A level-luffing crane is a crane mechanism where the hook remains at the same level whilst luffing; moving the jib up and down, so as to move the hook inwards and outwards relative to the base.[1]

Usually the description is only applied to those with a luffing jib that have some additional mechanism applied to keep the hook level when luffing.

Level-luffing is most important when careful movement of a load near ground level is required, such as in construction or shipbuilding. This partially explains the popularity of fixed horizontal jibs in these fields.

Toplis cable luffing[edit]

Stothert & Pitt crane with Toplis gear

An early form of level-luffing gear was the "Toplis" design, invented by a Stothert & Pitt engineer in 1914.[2][3] The crane jibs luffs as for a conventional crane, with the end of the jib rising and falling. The crane's hook is kept level by automatically paying out enough extra cable to compensate for this. This is also a purely mechanical linkage, arranged by the reeving of the hoist cables to the jib over a number of pulleys at the crane's apex above the cab, so that luffing the jib upwards allows more free cable and lowers the hook to compensate.

Horse-head jibs[edit]

Horse-head jib, showing the level position of the hook
Horse-head design

The usual mechanism for level-luffing in modern cranes is to add an additional "horse head" section to the top of the jib. By careful design of the geometry, this keeps level merely by the linked action of the pivots.[4]
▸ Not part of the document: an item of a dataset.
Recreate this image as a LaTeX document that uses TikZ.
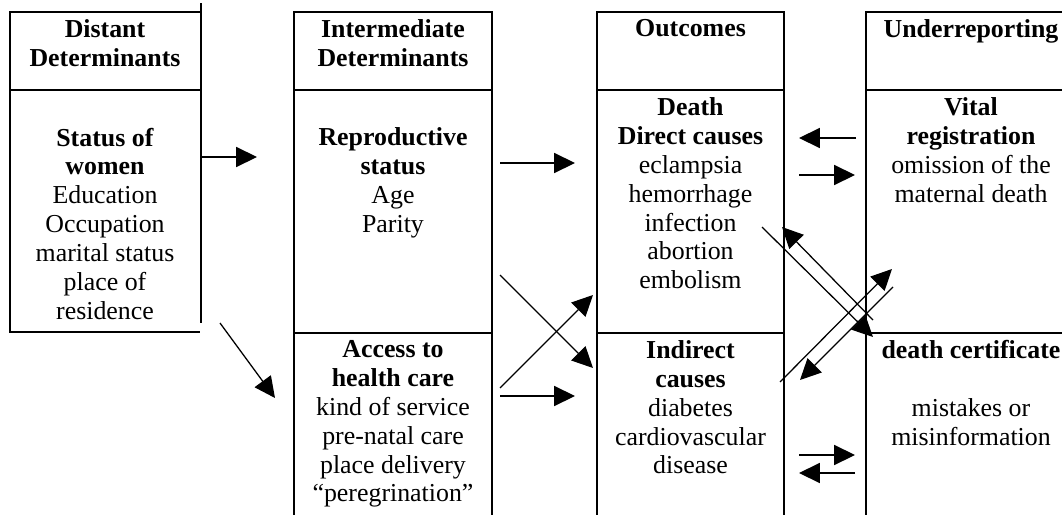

Powered level-luffing[edit]

As cranes and their control systems became more sophisticated, it became possible to control the level of luffing directly, by winching the hoist cable in and out as needed. The first of these systems used mechanical clutches between luffing and hoist drums, giving simplicity and a "near level" result.[5]

Later systems have used modern electronic controls and quickly reversible motors with good slow-speed control to the hoist winch motors, so as to give a positioning accuracy of inches. Some early systems used controllable hydraulic gearboxes to achieve the same result, but these added complexity and cost and so were only popular where high accuracy was needed, such as for shipbuilding.

Luffing cabs[edit]

Luffing mechanisms have also been applied to the driver's cab being mounted on its own jib, following the movement of the crane's main jib.[6] These are used for tasks such as ship unloading, where the view from the driver's cab is greatly improved by cantilevering it forwards and over the ship.

Meccano models[edit]

Cranes have long been a popular subject for Meccano models, and luffing cranes are no exception.[3][7][8]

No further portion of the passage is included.